● THE INPUT
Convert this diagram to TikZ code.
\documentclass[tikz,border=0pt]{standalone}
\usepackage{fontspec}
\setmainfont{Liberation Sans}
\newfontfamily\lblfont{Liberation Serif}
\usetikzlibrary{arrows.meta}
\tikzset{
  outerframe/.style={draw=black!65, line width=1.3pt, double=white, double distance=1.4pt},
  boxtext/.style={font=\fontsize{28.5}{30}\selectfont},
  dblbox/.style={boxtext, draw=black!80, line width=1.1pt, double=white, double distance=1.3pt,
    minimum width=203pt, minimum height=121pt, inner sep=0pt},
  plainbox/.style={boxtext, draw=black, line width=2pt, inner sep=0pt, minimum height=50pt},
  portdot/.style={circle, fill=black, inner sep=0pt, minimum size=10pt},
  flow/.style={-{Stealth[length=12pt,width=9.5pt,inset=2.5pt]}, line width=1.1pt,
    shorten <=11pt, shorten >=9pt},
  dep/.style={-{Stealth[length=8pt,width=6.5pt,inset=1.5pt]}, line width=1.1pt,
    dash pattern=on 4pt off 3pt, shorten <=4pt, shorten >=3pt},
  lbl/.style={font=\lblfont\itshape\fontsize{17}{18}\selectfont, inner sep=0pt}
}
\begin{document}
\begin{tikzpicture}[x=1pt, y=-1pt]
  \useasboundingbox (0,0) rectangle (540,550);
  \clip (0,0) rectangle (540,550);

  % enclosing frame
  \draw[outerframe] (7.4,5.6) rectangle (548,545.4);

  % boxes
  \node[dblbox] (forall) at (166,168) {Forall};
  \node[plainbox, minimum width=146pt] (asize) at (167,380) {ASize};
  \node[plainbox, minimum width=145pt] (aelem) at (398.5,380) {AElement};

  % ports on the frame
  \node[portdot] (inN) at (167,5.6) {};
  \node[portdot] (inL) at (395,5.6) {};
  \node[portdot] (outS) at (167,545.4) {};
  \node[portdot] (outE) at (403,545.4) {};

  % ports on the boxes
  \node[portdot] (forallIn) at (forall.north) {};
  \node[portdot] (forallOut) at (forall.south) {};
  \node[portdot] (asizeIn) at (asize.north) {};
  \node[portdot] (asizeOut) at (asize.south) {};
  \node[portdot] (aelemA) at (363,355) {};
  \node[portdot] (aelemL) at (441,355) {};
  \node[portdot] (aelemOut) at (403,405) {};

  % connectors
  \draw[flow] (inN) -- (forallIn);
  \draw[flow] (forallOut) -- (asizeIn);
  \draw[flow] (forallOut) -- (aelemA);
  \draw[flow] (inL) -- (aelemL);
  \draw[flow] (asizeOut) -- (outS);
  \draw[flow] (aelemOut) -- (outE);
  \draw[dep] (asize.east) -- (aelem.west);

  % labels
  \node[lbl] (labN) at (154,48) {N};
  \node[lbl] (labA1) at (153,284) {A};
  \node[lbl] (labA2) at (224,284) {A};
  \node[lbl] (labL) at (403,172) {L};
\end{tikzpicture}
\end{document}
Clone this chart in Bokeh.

==

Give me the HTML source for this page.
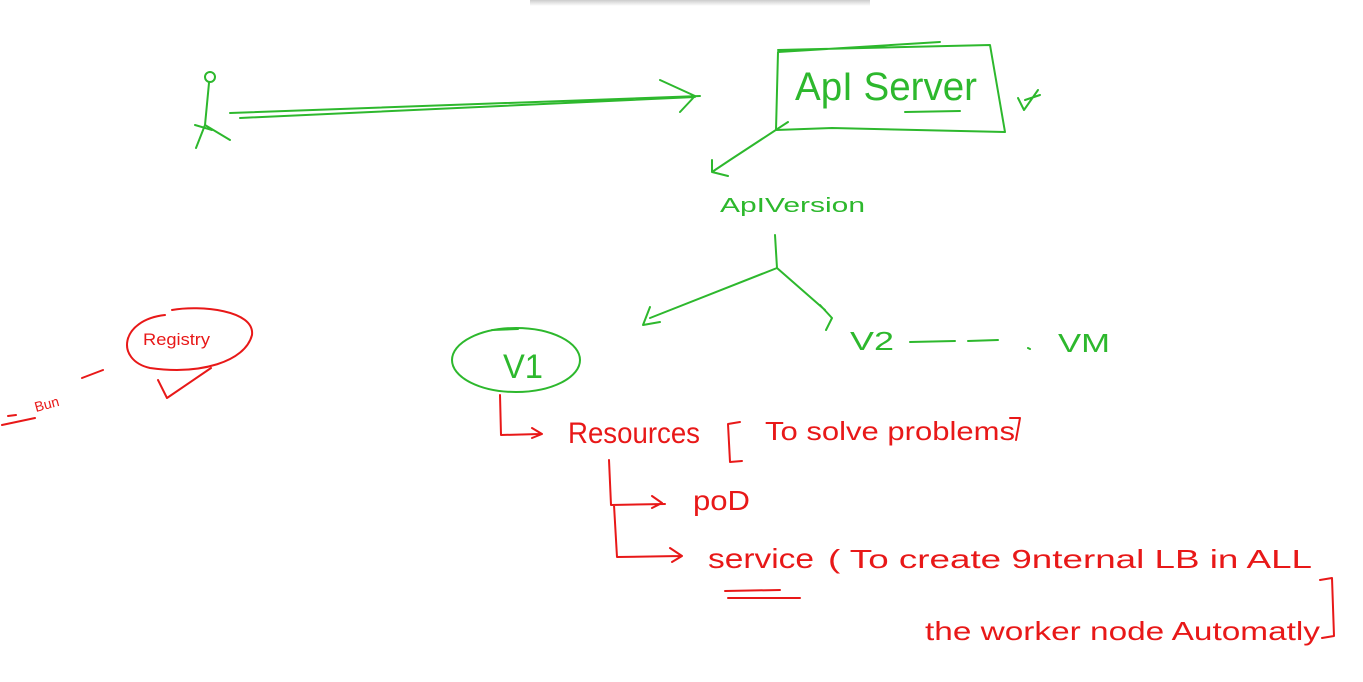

...

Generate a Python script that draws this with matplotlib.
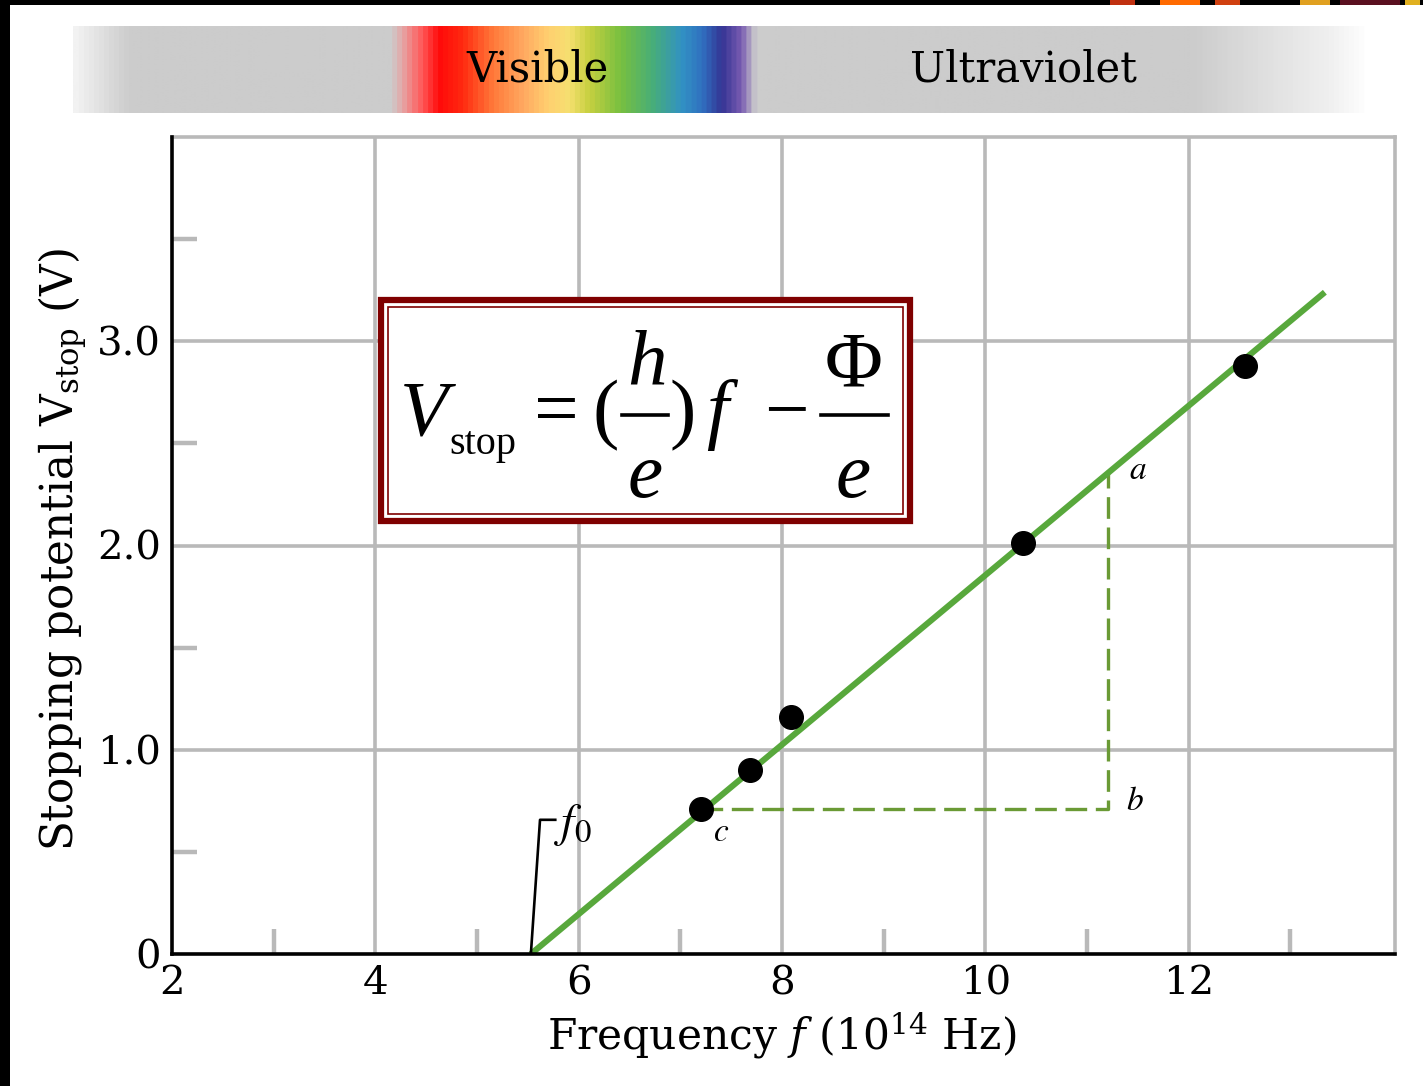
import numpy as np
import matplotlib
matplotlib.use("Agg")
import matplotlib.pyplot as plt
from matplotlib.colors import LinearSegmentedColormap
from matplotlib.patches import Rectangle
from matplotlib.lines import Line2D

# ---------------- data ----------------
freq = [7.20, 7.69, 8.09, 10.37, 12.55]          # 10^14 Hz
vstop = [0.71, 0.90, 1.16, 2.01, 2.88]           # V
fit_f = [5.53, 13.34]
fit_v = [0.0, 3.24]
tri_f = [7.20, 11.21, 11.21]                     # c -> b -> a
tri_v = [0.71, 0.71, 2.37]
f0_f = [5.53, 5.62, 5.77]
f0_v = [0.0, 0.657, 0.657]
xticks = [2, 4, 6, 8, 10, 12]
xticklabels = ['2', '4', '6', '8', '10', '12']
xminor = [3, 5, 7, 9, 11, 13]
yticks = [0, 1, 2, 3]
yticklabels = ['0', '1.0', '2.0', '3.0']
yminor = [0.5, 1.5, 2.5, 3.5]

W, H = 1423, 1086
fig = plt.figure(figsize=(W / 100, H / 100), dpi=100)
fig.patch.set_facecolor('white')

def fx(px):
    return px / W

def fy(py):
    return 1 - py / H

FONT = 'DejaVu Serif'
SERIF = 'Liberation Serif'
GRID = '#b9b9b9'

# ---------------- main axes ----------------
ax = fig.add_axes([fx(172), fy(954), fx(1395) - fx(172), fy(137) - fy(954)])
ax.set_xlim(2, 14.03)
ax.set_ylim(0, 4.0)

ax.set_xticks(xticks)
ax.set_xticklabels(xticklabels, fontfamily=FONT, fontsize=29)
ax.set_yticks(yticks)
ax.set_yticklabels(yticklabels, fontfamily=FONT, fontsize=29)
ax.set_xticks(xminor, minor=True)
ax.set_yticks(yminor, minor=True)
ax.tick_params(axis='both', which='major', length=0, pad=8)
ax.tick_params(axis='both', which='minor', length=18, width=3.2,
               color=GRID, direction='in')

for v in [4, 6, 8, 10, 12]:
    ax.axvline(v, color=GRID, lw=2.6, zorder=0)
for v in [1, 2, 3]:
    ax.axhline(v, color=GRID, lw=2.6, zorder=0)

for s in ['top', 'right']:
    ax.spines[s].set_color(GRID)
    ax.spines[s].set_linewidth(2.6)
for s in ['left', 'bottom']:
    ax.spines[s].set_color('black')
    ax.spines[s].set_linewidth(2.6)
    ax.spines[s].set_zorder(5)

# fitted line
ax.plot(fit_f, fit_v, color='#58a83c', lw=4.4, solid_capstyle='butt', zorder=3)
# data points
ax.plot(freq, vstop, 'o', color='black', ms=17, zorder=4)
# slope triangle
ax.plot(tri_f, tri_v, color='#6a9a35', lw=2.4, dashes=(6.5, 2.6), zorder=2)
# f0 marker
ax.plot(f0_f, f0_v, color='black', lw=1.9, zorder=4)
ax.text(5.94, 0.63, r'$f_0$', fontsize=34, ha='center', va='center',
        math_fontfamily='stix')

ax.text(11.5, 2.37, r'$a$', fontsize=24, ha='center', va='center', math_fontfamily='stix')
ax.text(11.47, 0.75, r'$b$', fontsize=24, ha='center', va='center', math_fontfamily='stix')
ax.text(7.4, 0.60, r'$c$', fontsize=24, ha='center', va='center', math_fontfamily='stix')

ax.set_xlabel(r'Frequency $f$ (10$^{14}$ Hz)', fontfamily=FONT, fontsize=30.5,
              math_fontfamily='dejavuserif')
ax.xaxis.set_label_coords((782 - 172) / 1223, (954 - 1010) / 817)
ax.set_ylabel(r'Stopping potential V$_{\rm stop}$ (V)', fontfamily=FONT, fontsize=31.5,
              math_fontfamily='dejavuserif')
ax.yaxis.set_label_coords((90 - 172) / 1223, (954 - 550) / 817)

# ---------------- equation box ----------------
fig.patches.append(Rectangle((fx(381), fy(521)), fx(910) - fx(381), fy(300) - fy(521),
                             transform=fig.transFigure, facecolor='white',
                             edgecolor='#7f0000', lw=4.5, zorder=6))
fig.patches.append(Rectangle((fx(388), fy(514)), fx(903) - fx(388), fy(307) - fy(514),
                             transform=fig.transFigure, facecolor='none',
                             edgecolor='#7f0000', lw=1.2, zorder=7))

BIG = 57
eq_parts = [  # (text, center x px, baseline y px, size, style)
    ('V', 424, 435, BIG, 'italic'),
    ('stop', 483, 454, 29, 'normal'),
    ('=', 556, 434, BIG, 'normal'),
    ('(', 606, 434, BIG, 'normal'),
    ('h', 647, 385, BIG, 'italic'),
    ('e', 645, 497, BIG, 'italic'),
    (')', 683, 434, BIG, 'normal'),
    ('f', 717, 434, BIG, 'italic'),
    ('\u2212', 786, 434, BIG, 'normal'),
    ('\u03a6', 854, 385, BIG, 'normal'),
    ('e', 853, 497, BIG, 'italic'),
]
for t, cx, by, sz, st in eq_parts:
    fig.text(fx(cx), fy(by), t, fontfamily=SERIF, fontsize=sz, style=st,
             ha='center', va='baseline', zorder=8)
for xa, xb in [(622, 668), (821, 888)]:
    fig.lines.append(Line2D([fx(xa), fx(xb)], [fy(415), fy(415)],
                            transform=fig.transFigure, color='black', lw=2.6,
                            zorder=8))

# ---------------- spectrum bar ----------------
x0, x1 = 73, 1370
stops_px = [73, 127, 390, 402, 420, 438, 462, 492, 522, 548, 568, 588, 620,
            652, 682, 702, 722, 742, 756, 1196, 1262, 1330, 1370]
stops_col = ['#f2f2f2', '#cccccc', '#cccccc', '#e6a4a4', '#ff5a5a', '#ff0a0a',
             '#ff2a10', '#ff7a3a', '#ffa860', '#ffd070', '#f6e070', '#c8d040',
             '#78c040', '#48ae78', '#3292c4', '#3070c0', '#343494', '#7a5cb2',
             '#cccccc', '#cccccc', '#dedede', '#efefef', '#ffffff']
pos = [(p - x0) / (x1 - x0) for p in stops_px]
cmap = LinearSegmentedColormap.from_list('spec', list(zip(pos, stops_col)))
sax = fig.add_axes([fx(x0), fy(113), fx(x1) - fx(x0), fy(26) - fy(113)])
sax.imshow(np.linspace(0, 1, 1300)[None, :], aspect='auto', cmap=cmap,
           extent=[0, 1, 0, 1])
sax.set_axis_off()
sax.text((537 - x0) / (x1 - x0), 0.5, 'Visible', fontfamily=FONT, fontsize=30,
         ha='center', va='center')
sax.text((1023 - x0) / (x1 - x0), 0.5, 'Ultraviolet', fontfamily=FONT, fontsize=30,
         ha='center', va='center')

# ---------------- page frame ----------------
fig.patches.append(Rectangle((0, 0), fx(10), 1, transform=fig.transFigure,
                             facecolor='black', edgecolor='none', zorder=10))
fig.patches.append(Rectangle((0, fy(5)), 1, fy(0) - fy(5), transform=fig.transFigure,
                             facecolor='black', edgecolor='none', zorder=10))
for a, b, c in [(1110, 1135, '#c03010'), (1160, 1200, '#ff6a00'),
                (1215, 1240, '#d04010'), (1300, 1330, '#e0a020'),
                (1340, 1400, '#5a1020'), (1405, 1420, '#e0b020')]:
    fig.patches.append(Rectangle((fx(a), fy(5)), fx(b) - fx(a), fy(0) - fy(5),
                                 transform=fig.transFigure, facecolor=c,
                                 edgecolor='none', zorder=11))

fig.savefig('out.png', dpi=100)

● WRITTEN EXERCISE
Extract, word for word, every line beginning with the one that holds "Convert this diagram to TikZ code." and concluding with the one that holds "(7.4,5.6) rectangle (548,545.4);". Include both of those lines.

● SOLUTION FOR THIS EXERCISE
Convert this diagram to TikZ code.
\documentclass[tikz,border=0pt]{standalone}
\usepackage{fontspec}
\setmainfont{Liberation Sans}
\newfontfamily\lblfont{Liberation Serif}
\usetikzlibrary{arrows.meta}
\tikzset{
  outerframe/.style={draw=black!65, line width=1.3pt, double=white, double distance=1.4pt},
  boxtext/.style={font=\fontsize{28.5}{30}\selectfont},
  dblbox/.style={boxtext, draw=black!80, line width=1.1pt, double=white, double distance=1.3pt,
    minimum width=203pt, minimum height=121pt, inner sep=0pt},
  plainbox/.style={boxtext, draw=black, line width=2pt, inner sep=0pt, minimum height=50pt},
  portdot/.style={circle, fill=black, inner sep=0pt, minimum size=10pt},
  flow/.style={-{Stealth[length=12pt,width=9.5pt,inset=2.5pt]}, line width=1.1pt,
    shorten <=11pt, shorten >=9pt},
  dep/.style={-{Stealth[length=8pt,width=6.5pt,inset=1.5pt]}, line width=1.1pt,
    dash pattern=on 4pt off 3pt, shorten <=4pt, shorten >=3pt},
  lbl/.style={font=\lblfont\itshape\fontsize{17}{18}\selectfont, inner sep=0pt}
}
\begin{document}
\begin{tikzpicture}[x=1pt, y=-1pt]
  \useasboundingbox (0,0) rectangle (540,550);
  \clip (0,0) rectangle (540,550);

  % enclosing frame
  \draw[outerframe] (7.4,5.6) rectangle (548,545.4);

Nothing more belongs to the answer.